On the cross, God shows us what divine love does with our violence and our hate. God soaks it up and does not give it back. God absorbs our anxiety, our anger and our fear and instead of reacting with wrath and punishment, God does something utterly unpredictable. God brings resurrection. Oh, death happens. Death of some kind is always the bitter fruit of anxiety and anger and fear. But death is not the last word when God is at work. God takes everything our human ugliness can dish out, God accepts it and absorbs it into Jesus on the cross. And God returns only forgiveness, which when planted for three days blooms into resurrection faith which overcomes anxiety, resurrection hope which cools anger, and resurrection love which casts out fear.
—Lowell Grisham
from "The Trouble Keeper"
We hear in the Gospel that Jesus has to be lifted up. I wonder how many of you know how very, very literal that is. My understanding is that when they nailed Jesus to the cross, the cross was lying flat on the ground. After he was nailed to the cross, they lifted it up. That is theological, and it makes a lot of sense. It would have been more difficult to do it any other way. What we hear in the Gospel is that if we will look to Jesus, if we will look at Jesus, if we will lift up our heads—which proves you don't always have to close your eyes when you pray—and look up to Jesus with trust and dependence, we will live, and we will live in a special way. Our lives will be changed, and we will be helped. We will, as Paul says in the epistle, "Be saved by grace," not by anything we do, "through faith."

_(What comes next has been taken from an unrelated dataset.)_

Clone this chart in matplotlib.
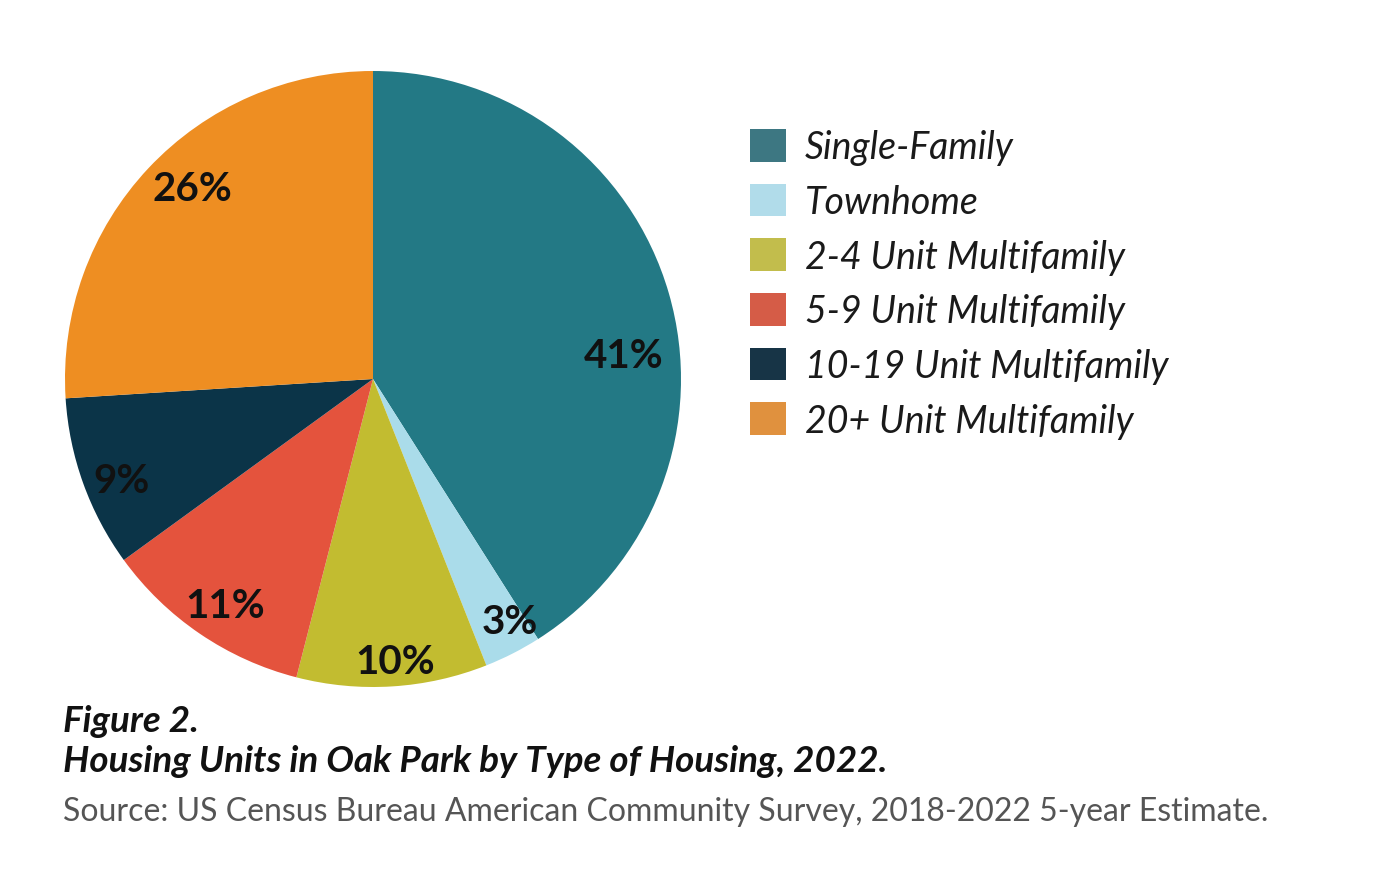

When Jesus was nailed to the cross and lifted up, when he allowed himself to be crucified and lifted up, there was more than his body being lifted up. Scripture and good theology tell us that along with his body were lifted up all of our sins. You have heard it said, "Christ died for our sins." That's what they're talking about. On Jesus' back were our sins. God sees us through the filter of Jesus Christ as good, because Jesus took our sins upon him. So Jesus was lifted up, and through that, God lifts us up.